Hacia el nuevo milenio

En los próximos años, podremos hacer radio y televisión con mejor tecnología, pero ésa no será la gran novedad del milenio. Podremos producir con calidad digital, con mil canales simultáneos, a velocidad de la luz para navegar en Internet y correr por todas las superautopistas de la información. Pero ésa no será la novedad esperada.

La mayor originalidad del futuro será devolver a los medios de comunicación su vocación primera, la de servir a la ciudadanía. Más aún, devolver los medios a la ciudadanía. Que todos los sectores sociales tengan igualdad de acceso a las frecuencias de radio y de televisión.

La gran novedad será ver florecer en toda América Latina y el Caribe, en toda Iberoamérica y en el mundo, cientos, miles de radios y televisoras comunitarias y ciudadanas.
El milenio no será nuevo, sino viejo, si persiste el actual monopolio de la información. El milenio será viejo, más viejo que el que se va, si la ciudadanía no cuenta con medios de comunicación propios e independientes, que constituyen la mejor garantía de la libertad de expresión.

Este encuentro de radioapasionados y radioapasionadas es un momento especialmente propicio para invitarnos a una alianza entre quienes estamos contra el monopolio de los medios y por el ejercicio universal del derecho a la comunicación.
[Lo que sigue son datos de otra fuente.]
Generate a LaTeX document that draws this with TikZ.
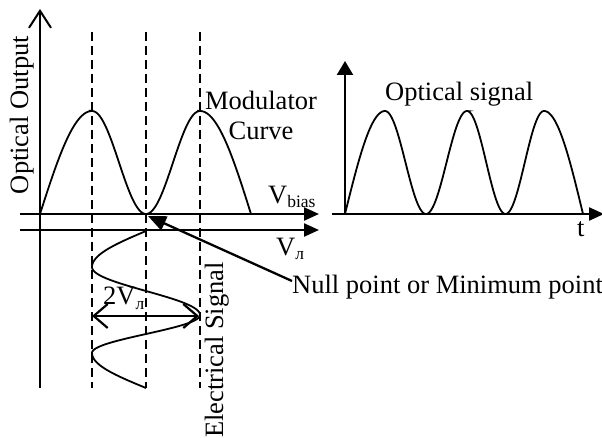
\documentclass[tikz,border=0pt]{standalone}
\usepackage{fontspec}
\setmainfont{Liberation Serif}
\usetikzlibrary{arrows.meta}
\begin{document}
\begin{tikzpicture}[x=1pt,y=-1pt,
  axis/.style={line width=2.3pt},
  curve/.style={line width=1.8pt},
  guide/.style={line width=2pt,dash pattern=on 9pt off 5pt},
  lbl/.style={inner sep=0pt,font=\fontsize{26.5pt}{31pt}\selectfont},
  filltip/.style={-{Triangle[length=15pt,width=13pt]}},
  opentip/.style={-{Straight Barb[length=17pt,width=22pt,line width=2pt]}},
  dbl/.style={{Straight Barb[length=14pt,width=24pt,line width=2.2pt]}-{Straight Barb[length=14pt,width=24pt,line width=2.2pt]}}]
\useasboundingbox (0,0) rectangle (602,438);
% coordinates
\coordinate (yb) at (40,388);
\coordinate (yt) at (40,9);
\coordinate (b1) at (20,214);
\coordinate (b2) at (319,214);
\coordinate (p1) at (20,230);
\coordinate (p2) at (319,230);
\coordinate (d1a) at (92,32);  \coordinate (d1b) at (92,388);
\coordinate (d2a) at (146,32); \coordinate (d2b) at (146,388);
\coordinate (d3a) at (200,32); \coordinate (d3b) at (200,388);
\coordinate (null) at (148,216);
\coordinate (nullfrom) at (292,281);
\coordinate (ryb) at (345,214);
\coordinate (ryt) at (345,61);
\coordinate (rxa) at (332,214);
\coordinate (rxb) at (604,214);
\coordinate (ta) at (92,316);
\coordinate (tb) at (199,316);
% dashed guides
\draw[guide] (d1a) -- (d1b);
\draw[guide] (d2a) -- (d2b);
\draw[guide] (d3a) -- (d3b);
% axes
\draw[axis,opentip] (yb) -- (yt);
\draw[axis,filltip] (b1) -- (b2);
\draw[axis,filltip] (p1) -- (p2);
% modulator curve
\draw[curve] plot[domain=0:90,samples=40] ({40+\x*0.5778},{214-103*sin(\x)})
  -- plot[domain=0:360,samples=80] ({92+\x*0.3},{214-51.5*(1+cos(\x))})
  -- plot[domain=0:90,samples=40] ({200+\x*0.5667},{214-103*cos(\x)});
% electrical signal
\draw[curve] plot[domain=0:90,samples=30] ({146-54*sin(\x)},{231+\x*0.4})
  -- plot[domain=0:180,samples=50] ({146-54*cos(\x)},{267+\x*0.2667})
  -- plot[domain=0:180,samples=50] ({146+54*cos(\x)},{315+\x*0.2111})
  -- plot[domain=0:90,samples=30] ({146-54*cos(\x)},{353+\x*0.3889});
% 2V arrow
\draw[line width=2pt,dbl] (ta) -- (tb);
% null point arrow
\draw[axis,-{Triangle[length=18pt,width=15pt]}] (nullfrom) -- (null);
% right plot
\draw[axis,filltip] (rxa) -- (rxb);
\draw[axis,-{Triangle[length=14pt,width=16pt]}] (ryb) -- (ryt);
\draw[curve] plot[domain=0:90,samples=30] ({345+\x*0.4444},{214-103*sin(\x)})
  -- plot[domain=0:360,samples=80] ({385+\x*0.2278},{214-51.5*(1+cos(\x))})
  -- plot[domain=0:360,samples=80] ({467+\x*0.2139},{214-51.5*(1+cos(\x))})
  -- plot[domain=0:90,samples=30] ({544+\x*0.4333},{214-103*cos(\x)});
% labels
\node[lbl,rotate=90,anchor=base] (oo) at (28,115) {Optical Output};
\node[lbl,anchor=base] (mod) at (261,110) {Modulator};
\node[lbl,anchor=base] (cur) at (261,140) {Curve};
\node[lbl,anchor=base west] (vb) at (268,204) {V\raisebox{-4pt}{\fontsize{17.5pt}{17pt}\selectfont bias}};
\node[lbl,anchor=base west] (vp) at (276,255) {V\raisebox{-5pt}{\fontsize{17.5pt}{17pt}\selectfont л}};
\node[lbl,anchor=base west] (tv) at (103,305) {2V\raisebox{-5pt}{\fontsize{17.5pt}{17pt}\selectfont л}};
\node[lbl,rotate=90,anchor=base] (es) at (223,350) {Electrical Signal};
\node[lbl,anchor=base west] (np) at (292,294) {Null point or Minimum point};
\node[lbl,anchor=base west] (os) at (385,101) {Optical signal};
\node[lbl,anchor=base west] (t) at (577,237) {t};
\end{tikzpicture}
\end{document}
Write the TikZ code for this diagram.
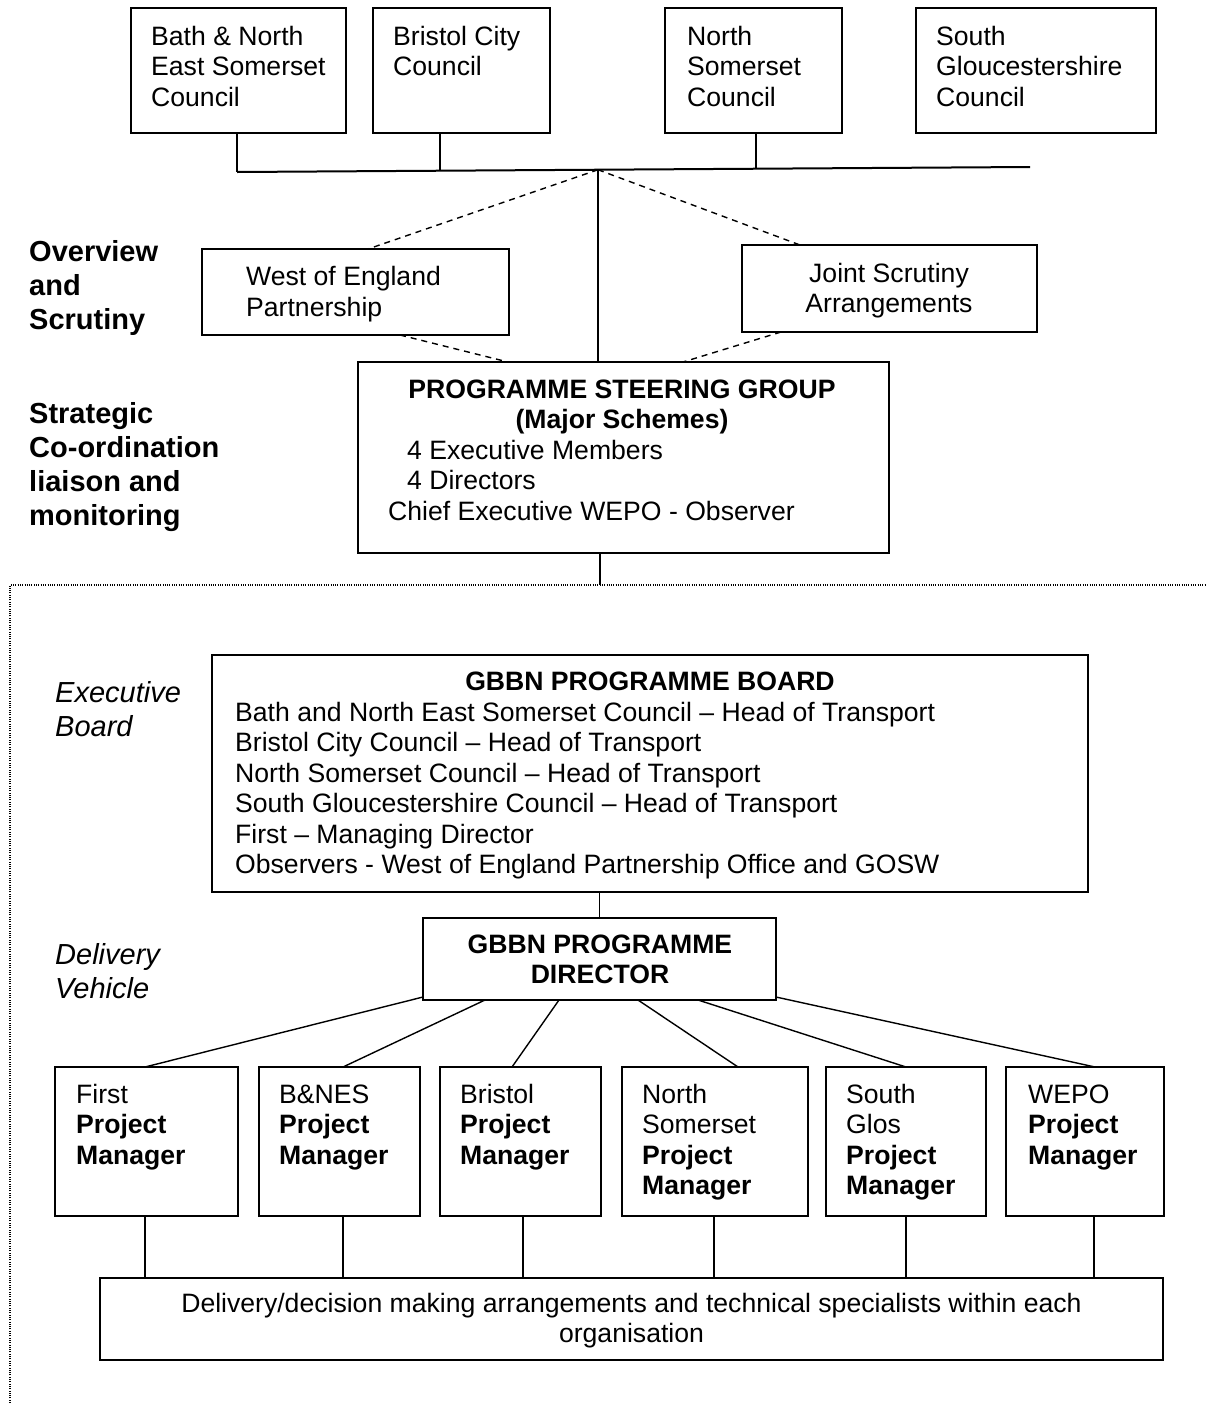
\documentclass[tikz,border=0pt]{standalone}
\usepackage{fontspec}
\setmainfont{Liberation Sans}
\usetikzlibrary{calc}
\newcommand\fs{\fontsize{26.6}{30.5}\selectfont}
\newcommand\fl{\fontsize{29}{34.3}\selectfont}
\newcommand\T[2][l]{\begin{tabular}[t]{@{}#1@{}}#2\end{tabular}}
\newcommand\bx[5]{\node[boxs, minimum width={#4-#2}, minimum height={#5-#3}] (#1) at ({(#2+#4)/2},{(#3+#5)/2}) {};}
\tikzset{
  boxs/.style={draw, rectangle, line width=1.6pt, inner sep=0pt, outer sep=0pt},
  txt/.style={inner sep=0pt, anchor=base west, font=\fs},
  ctxt/.style={inner sep=0pt, anchor=base, font=\fs},
  lbl/.style={inner sep=0pt, anchor=base west, font=\fl},
  conn/.style={line width=1.4pt},
  bus/.style={line width=2pt},
  dsh/.style={line width=1.4pt, dash pattern=on 6pt off 5pt},
  frame/.style={line width=1.1pt, dash pattern=on 1pt off 1.3pt}
}
\begin{document}
\begin{tikzpicture}[x=1pt,y=-1pt]
\useasboundingbox (0,0) rectangle (1205,1403);
% top councils
\bx{b1}{131}{8}{346}{133}
\bx{b2}{373}{8}{550}{133}
\bx{b3}{665}{8}{842}{133}
\bx{b4}{916}{8}{1156}{133}
\node[txt] (t1) at (151,45) {\T{Bath \& North\\East Somerset\\Council}};
\node[txt] (t2) at (393,45) {\T{Bristol City\\Council}};
\node[txt] (t3) at (687,45) {\T{North\\Somerset\\Council}};
\node[txt] (t4) at (936,45) {\T{South\\Gloucestershire\\Council}};
\coordinate (busL) at (237,172);
\coordinate (busR) at (1030,167);
\coordinate (j2) at ($(busL)!{(440-237)/793}!(busR)$);
\coordinate (j3) at ($(busL)!{(756-237)/793}!(busR)$);
\coordinate (J) at ($(busL)!{(598-237)/793}!(busR)$);
\draw[bus] (busL) -- (busR);
\draw[conn] (b1.south -| busL) -- (busL);
\draw[conn] (b2.south -| j2) -- (j2);
\draw[conn] (b3.south -| j3) -- (j3);
% overview
\bx{wep}{202}{249}{509}{335}
\bx{jsa}{742}{245}{1037}{332}
\node[txt] (twep) at (246,285.5) {\T{West of England\\Partnership}};
\node[ctxt] (tjsa) at (889,282) {\T[c]{Joint Scrutiny\\Arrangements}};
\bx{psg}{358}{362}{889}{553}
\node[ctxt] (tpsg) at (622,398) {\bfseries\T[c]{PROGRAMME STEERING GROUP\\(Major Schemes)}};
\node[txt] (tpsg2) at (388,459) {\T{\hspace{19pt}4 Executive Members\\\hspace{19pt}4 Directors\\Chief Executive WEPO - Observer}};
\draw[dsh] (J) -- ([xshift=166pt]wep.north west);
\draw[dsh] (J) -- ([xshift=58pt]jsa.north west);
\draw[dsh] ([xshift=198pt]wep.south west) -- ([xshift=150pt]psg.north west);
\draw[dsh] ([xshift=39pt]jsa.south west) -- ([xshift=325pt]psg.north west);
\draw[conn] (J) -- (psg.north -| J);
% left labels
\node[lbl] (l1) at (29,261) {\bfseries\T{Overview\\and\\Scrutiny}};
\node[lbl] (l2) at (29,423) {\bfseries\T{Strategic\\Co-ordination\\liaison and\\monitoring}};
\node[lbl] (l3) at (55,702) {\itshape\T{Executive\\Board}};
\node[lbl] (l4) at (55,964) {\itshape\T{Delivery\\Vehicle}};
% frame
\coordinate (ftop) at (600,585);
\coordinate (fl) at (10,585);
\coordinate (fb) at (10,1403);
\coordinate (fr) at (1205,585);
\draw[frame] (fb) -- (fl) -- (fr);
\draw[conn] (psg.south -| ftop) -- (ftop);
% board
\bx{board}{212}{655}{1088}{892}
\node[ctxt] (tboard) at (650,690) {\bfseries GBBN PROGRAMME BOARD};
\node[txt] (tboard2) at (235,721) {\T{Bath and North East Somerset Council -- Head of Transport\\Bristol City Council -- Head of Transport\\North Somerset Council -- Head of Transport\\South Gloucestershire Council -- Head of Transport\\First -- Managing Director\\Observers - West of England Partnership Office and GOSW}};
% director
\bx{dir}{423}{918}{776}{1000}
\node[ctxt] (tdir) at (600,953) {\bfseries\T[c]{GBBN PROGRAMME\\DIRECTOR}};
\draw[conn] (dir.north |- board.south) -- (dir.north);
% project managers
\bx{pm1}{55}{1067}{238}{1216}
\bx{pm2}{259}{1067}{420}{1216}
\bx{pm3}{440}{1067}{601}{1216}
\bx{pm4}{622}{1067}{808}{1216}
\bx{pm5}{826}{1067}{986}{1216}
\bx{pm6}{1006}{1067}{1164}{1216}
\node[txt] (tpm1) at (76,1103) {\T{First\\\textbf{Project}\\\textbf{Manager}}};
\node[txt] (tpm2) at (279,1103) {\T{B\&NES\\\textbf{Project}\\\textbf{Manager}}};
\node[txt] (tpm3) at (460,1103) {\T{Bristol\\\textbf{Project}\\\textbf{Manager}}};
\node[txt] (tpm4) at (642,1103) {\T{North\\Somerset\\\textbf{Project}\\\textbf{Manager}}};
\node[txt] (tpm5) at (846,1103) {\T{South\\Glos\\\textbf{Project}\\\textbf{Manager}}};
\node[txt] (tpm6) at (1028,1103) {\T{WEPO\\\textbf{Project}\\\textbf{Manager}}};
\draw[conn] ([yshift=3pt]dir.south west) -- ([xshift=90pt]pm1.north west);
\draw[conn] ([xshift=62pt]dir.south west) -- ([xshift=84pt]pm2.north west);
\draw[conn] ([xshift=136pt]dir.south west) -- ([xshift=72pt]pm3.north west);
\draw[conn] ([xshift=215pt]dir.south west) -- ([xshift=116pt]pm4.north west);
\draw[conn] ([xshift=275pt]dir.south west) -- ([xshift=80pt]pm5.north west);
\draw[conn] ([yshift=3pt]dir.south east) -- ([xshift=89pt]pm6.north west);
% delivery
\bx{del}{100}{1278}{1163}{1360}
\node[ctxt] (tdel) at (631.5,1312) {\T[c]{Delivery/decision making arrangements and technical specialists within each\\organisation}};
\draw[conn] ([xshift=-1.5pt]pm1.south) -- ([xshift=-1.5pt]pm1.south |- del.north);
\draw[conn] ([xshift=3.5pt]pm2.south) -- ([xshift=3.5pt]pm2.south |- del.north);
\draw[conn] ([xshift=2.5pt]pm3.south) -- ([xshift=2.5pt]pm3.south |- del.north);
\draw[conn] ([xshift=-1pt]pm4.south) -- ([xshift=-1pt]pm4.south |- del.north);
\draw[conn] ([xshift=0pt]pm5.south) -- ([xshift=0pt]pm5.south |- del.north);
\draw[conn] ([xshift=9pt]pm6.south) -- ([xshift=9pt]pm6.south |- del.north);
\end{tikzpicture}
\end{document}
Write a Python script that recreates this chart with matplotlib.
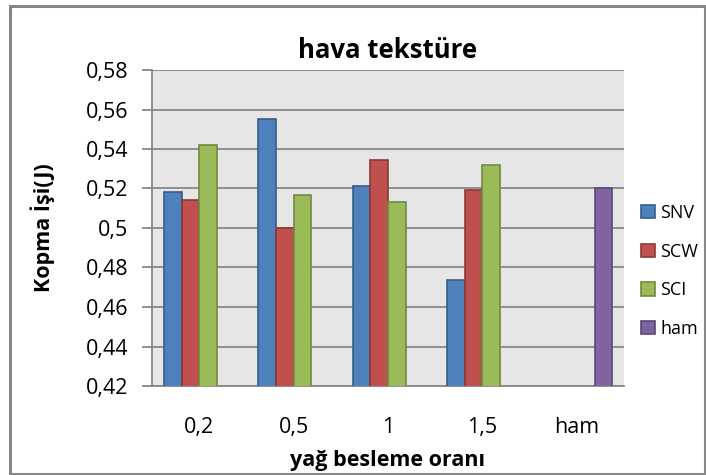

Una alianza entre las radios locales, comunitarias o comerciales, porque ambas corren el mismo peligro de ser engullidas por las grandes cadenas. Una coalición entre los medios laicos y religiosos, entre las radios universitarias, las populares, las municipales, en unión con la UNESCO y con su Oficina Regional de Comunicaciones para América Latina, que tanto nos ha apoyado en esta lucha, en unión con los demás organismos de Naciones Unidas, con todos los movimientos sociales progresistas, con todos los empresarios que tengan sensibilidad social.
Es una invitación a sumarnos en la misión común de democratizar las comunicaciones, de ciudadanizar el espectro radioeléctrico. Urge una complicidad de buenas voluntades para que las palabras de aquellas mujeres de los bateyes y las de todas las naciones de la tierra vuelen libres, como las mariposas amarillas de Aracataca, y cubran por entero nuestro planeta azul.